Sixty Days Until the Farm and Food World Shakes

In March 1919, John Reed, an American journalist, published Ten Days that Shook the World, his eyewitness book on one of the new century’s most defining events, the Russian Revolution.

      Eighty years later, Reed’s groundbreaking work was still shaking the world. New York University ranked it seventh on its list of the 20th century’s 100 most consequential works. The reason for its high position, the university noted, was “the magnitude of the event being reported on…”

      In 60 or so days, American voters face an event of similar magnitude; Election Day, Nov. 3. Its results—whomever wins—will shake the nation and world as much and for as long as what Reed recorded a century ago.

      This is especially so for rural Americans because their communities, farms, and ranches sit on the precipice of enormous change. Many of the forces driving these changes, like climate, require global coordination; others, like tariff wars and biofuel policy, are national issues that demand swift overhaul.

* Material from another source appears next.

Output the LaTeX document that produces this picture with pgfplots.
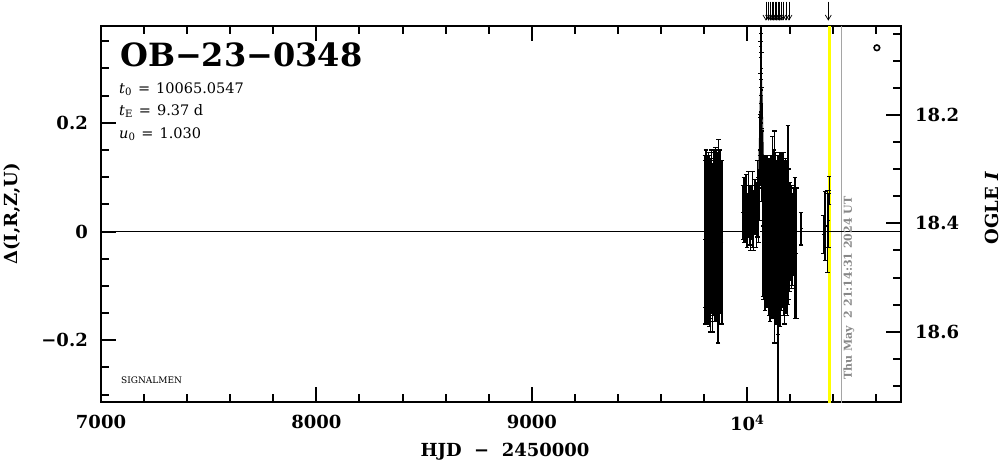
\documentclass[border=0pt]{standalone}
\usepackage{fontspec}
\setmainfont{DejaVu Serif}
\usepackage{pgfplots}
\pgfplotsset{compat=1.18}
\usepackage{pgfplotstable}
\usetikzlibrary{arrows.meta}
\definecolor{stampgray}{RGB}{135,135,135}
\definecolor{linegray}{RGB}{165,165,165}
\definecolor{markyellow}{RGB}{255,255,0}

% photometry: HJD-2450000, Delta, error
\pgfplotstableread{
x y e
9803 -0.015 0.155
9805 0.000 0.140
9807 -0.020 0.150
9808 -0.010 0.160
9810 0.005 0.135
9812 -0.025 0.145
9814 -0.015 0.150
9816 0.010 0.130
9818 -0.030 0.140
9820 -0.005 0.150
9822 0.000 0.120
9824 -0.020 0.155
9826 -0.010 0.150
9828 0.005 0.125
9830 -0.025 0.160
9832 -0.010 0.140
9835 0.015 0.135
9838 -0.020 0.145
9840 -0.035 0.150
9843 -0.005 0.150
9846 0.010 0.140
9849 -0.015 0.150
9852 0.020 0.135
9855 -0.025 0.140
9858 0.000 0.150
9861 -0.010 0.145
9864 -0.030 0.175
9867 0.015 0.155
9870 -0.020 0.150
9874 0.005 0.145
9878 -0.010 0.140
9882 -0.020 0.150
9980 0.035 0.050
9984 0.040 0.060
9990 0.030 0.050
9995 0.045 0.060
10000 0.020 0.050
10005 0.050 0.060
10010 0.030 0.055
10015 0.025 0.060
10020 0.035 0.050
10025 0.040 0.070
10030 0.020 0.055
10036 0.045 0.050
10042 0.030 0.060
10048 0.060 0.070
10053 0.040 0.060
10058 0.080 0.060
10060 0.150 0.065
10061 0.220 0.070
10062 0.280 0.070
10063 0.320 0.070
10064 0.340 0.060
10065 0.300 0.065
10066 0.260 0.070
10067 0.200 0.065
10068 0.120 0.065
10070 0.060 0.060
10073 0.010 0.130
10076 0.000 0.125
10079 0.015 0.125
10082 -0.005 0.140
10085 0.010 0.125
10088 0.005 0.135
10091 -0.010 0.130
10094 0.020 0.120
10097 0.000 0.135
10100 -0.015 0.140
10103 0.010 0.125
10106 -0.020 0.145
10109 0.000 0.140
10112 0.015 0.120
10115 -0.010 0.150
10118 0.010 0.165
10121 -0.015 0.145
10124 0.000 0.150
10127 -0.010 0.195
10130 0.005 0.140
10133 -0.020 0.150
10136 0.010 0.115
10139 -0.025 0.140
10142 -0.030 0.160
10144 -0.120 0.260
10147 -0.020 0.150
10150 0.005 0.140
10153 -0.015 0.160
10156 0.010 0.135
10159 0.000 0.145
10162 -0.010 0.130
10165 0.015 0.130
10168 -0.005 0.150
10171 0.010 0.120
10174 -0.020 0.150
10177 0.005 0.130
10180 -0.010 0.140
10183 0.000 0.125
10186 -0.015 0.140
10189 0.030 0.165
10192 -0.005 0.120
10196 -0.010 0.100
10200 0.000 0.090
10205 -0.010 0.095
10210 -0.015 0.085
10215 0.000 0.080
10222 -0.030 0.130
10228 -0.040 0.120
10250 0.005 0.030
10355 -0.005 0.035
10362 0.010 0.064
10372 0.000 0.075
10378 0.020 0.050
10381 0.075 0.026
}\photdata

% off-scale arrows at the top
\pgfplotstableread{
x y
10087 0.423
10099 0.423
10108 0.423
10115 0.423
10122 0.423
10129 0.423
10136 0.423
10143 0.423
10150 0.423
10157 0.423
10166 0.423
10180 0.423
10194 0.423
10376.5 0.423
}\arrowdata

\begin{document}
\begin{tikzpicture}
\useasboundingbox (0,0) rectangle (1004pt,459pt);
\pgfplotsset{
  common/.style={
    at={(101pt,57pt)}, anchor=south west,
    scale only axis, width=800pt, height=376pt,
    xmin=7000, xmax=10714,
    scaled x ticks=false, scaled y ticks=false,
    axis line style={line width=2.2pt},
    tick style={line width=2pt, black},
    major tick length=15pt, minor tick length=8pt,
    tick label style={font=\fontsize{18}{20}\selectfont\bfseries},
    label style={font=\fontsize{18}{20}\selectfont\bfseries},
  }
}
% main axis: Delta(I,R,Z,U)
\begin{axis}[common,
  ymin=-0.3137, ymax=0.3781,
  xtick={7000,8000,9000,10000},
  xticklabels={7000,8000,9000,10\textsuperscript{4}},
  minor xtick={7200,7400,7600,7800,8200,8400,8600,8800,9200,9400,9600,9800,10200,10400,10600},
  xtick pos=both,
  ytick={-0.2,0,0.2},
  yticklabels={−0.2,0,0.2},
  minor ytick={-0.3,-0.25,-0.15,-0.1,-0.05,0.05,0.1,0.15,0.25,0.3,0.35},
  ytick pos=left,
  xticklabel style={inner sep=0pt, anchor=north, yshift=-13pt},
  yticklabel style={inner sep=0pt, anchor=east, xshift=-13pt},
  xlabel={HJD\ \ −\ \ 2450000},
  xlabel style={at={(axis description cs:0.505,-0.109)}, anchor=north, inner sep=0pt},
  ylabel={Δ(I,R,Z,U)},
  ylabel style={at={(axis description cs:-0.111,0.5)}, anchor=center, rotate=0, inner sep=0pt},
]
\addplot[markyellow, line width=3pt] coordinates {(10383,-0.35) (10383,0.40)};
\addplot[linegray, line width=1pt] coordinates {(10439,-0.35) (10439,0.40)};
% model curve
\addplot[black, line width=0.8pt] coordinates {
(7065,0) (10015,0) (10035,0.011) (10045,0.039) (10050,0.073) (10055,0.140)
(10060,0.240) (10065,0.300) (10070,0.240) (10075,0.140) (10080,0.073)
(10085,0.039) (10095,0.011) (10115,0) (10714,0)};
% data
\addplot[black, only marks, mark=-, mark size=1.5pt, line width=1.4pt,
  error bars/.cd, y dir=both, y explicit,
  error bar style={line width=1.5pt},
  error mark options={rotate=90, mark size=2.2pt, line width=1.2pt}]
  table[x=x, y=y, y error=e] {\photdata};
\addplot[black, only marks, mark=o, mark size=2.8pt, line width=1.6pt] coordinates {(10602,0.338)};
\end{axis}
% right axis: OGLE I
\begin{axis}[common,
  hide x axis,
  axis y line*=right,
  ymin=18.0357, ymax=18.7298, y dir=reverse,
  ytick={18.2,18.4,18.6},
  yticklabels={18.2,18.4,18.6},
  minor ytick={18.05,18.1,18.15,18.25,18.3,18.35,18.45,18.5,18.55,18.65,18.7},
  yticklabel style={inner sep=0pt, anchor=west, xshift=14pt},
  ylabel={OGLE \textit{I}},
  ylabel style={at={(axis description cs:1.114,0.516)}, anchor=center, rotate=0, inner sep=0pt},
]
\addplot[draw=none] coordinates {(8000,18.4)};
\end{axis}
% overlay for arrows above the frame
\begin{axis}[common, hide axis, clip=false, ymin=-0.3137, ymax=0.3781]
\addplot[black, line width=0.7pt, -{Straight Barb[length=5pt,width=6pt]},
  quiver={u=0, v=-0.035}] table[x=x, y=y] {\arrowdata};
\end{axis}
% texts
\node[anchor=base west, inner sep=0pt, font=\fontsize{32}{34}\selectfont\bfseries] at (120pt,392pt) {OB−23−0348};
\node[anchor=base west, inner sep=0pt, font=\fontsize{14.5}{16}\selectfont] at (119pt,366pt) {\textit{t}\textsubscript{0}\hspace{6pt}=\hspace{6pt}10065.0547};
\node[anchor=base west, inner sep=0pt, font=\fontsize{14.5}{16}\selectfont] at (119pt,344pt) {\textit{t}\textsubscript{E}\hspace{6pt}=\hspace{6pt}9.37 d};
\node[anchor=base west, inner sep=0pt, font=\fontsize{14.5}{16}\selectfont] at (119pt,321pt) {\textit{u}\textsubscript{0}\hspace{6pt}=\hspace{6pt}1.030};
\node[anchor=base west, inner sep=0pt, font=\fontsize{9}{10}\selectfont] at (121pt,76pt) {SIGNALMEN};
\node[rotate=90, inner sep=0pt, text=stampgray, font=\fontsize{11}{12}\selectfont\bfseries] at (849pt,171pt) {Thu May\ \ 2 21:14:31 2024 UT};
\end{tikzpicture}
\end{document}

A few, like property taxes, must be addressed quickly and locally.

      All, however, require public action built on political consensus if U.S. farmers and ranchers are to have anywhere near as bright futures as their forebears dreamed of and drove towards.

      Where to start?

      At the beginning, notes Todd Hultman, a lead market analyst for DTN, in the September issue of Progressive Farmer, by openly acknowledging “those in agriculture”—that’s you and me—“know something is deeply wrong.”

      We know this because, he points out, it’s as obvious as the nose on our face. “If we go by USDA’s national estimates… in 2020/21, corn will lose $89 an acre, and soybeans will lose $41 an acre.”

      Also, livestock producers “who purchased 560-pound feeder steers to finish… lost $144.67 per head” from Oct. 2019 to June 2020 while farrow-to-finish hog producers “lost $23.20 a head…” over a similar period.

      So “Instead of passing the hat”—bellying up to the federal trough for ever-bigger bailout schemes—“and pretending everything is fine, maybe it’s time we had a larger conversation about the financial participation of others in the food supply chain.”

      Great idea; let’s begin with who these “others in the food supply chain” are and what we might say to them in a “larger conversation.”

      Obvious “others” would be the first and last links in the international food supply chain—the swaggering, loosely-regulated giants in seed, crop protection, fertilizer, meatpacking, grain merchandising, and food manufacturing—that carve up, then capture, government and markets alike.

      Other others would be U.S. government agencies charged with food safety and market antitrust—like the Department of Justice, the Food and Drug Administration, and the Department of Agriculture—that could do far more to level the farm and food playing field for every participant large or small instead of just clearing the way for the powerful or the wealthy.

      Additional others must include American farm and commodity groups—as well as long past-their-due-date commodity checkoffs—that continue to advocate 1970s “we feed the world” U.S. farm policies despite 50 years of trade deals that have made almost every nation a competitor and almost every American farmer and rancher a sitting duck.

      And, surely, “others” would include American consumers who have never paid the real cost of food because of industry-designed, government-enforced policies that shelter large parts of the food chain—like sugar, ethanol, and confined livestock and poultry production—from global markets through tariffs, mandated usage, and weak environmental policies.

      All of these “others”—from the biggest corporation to the smallest farm—must be heard as farmers, ranchers, agribusiness, and Congress move to write a new Farm Bill in the coming four years.

      That new law either can acknowledge the profound changes American farmers and ranchers face and act as a springboard to new crops, new farms, and new markets or it can tighten its grip on the past and its monocultures and feedlots that will require ever-bigger taxpayer bailouts.

      Either way, change is coming. World-shaking change.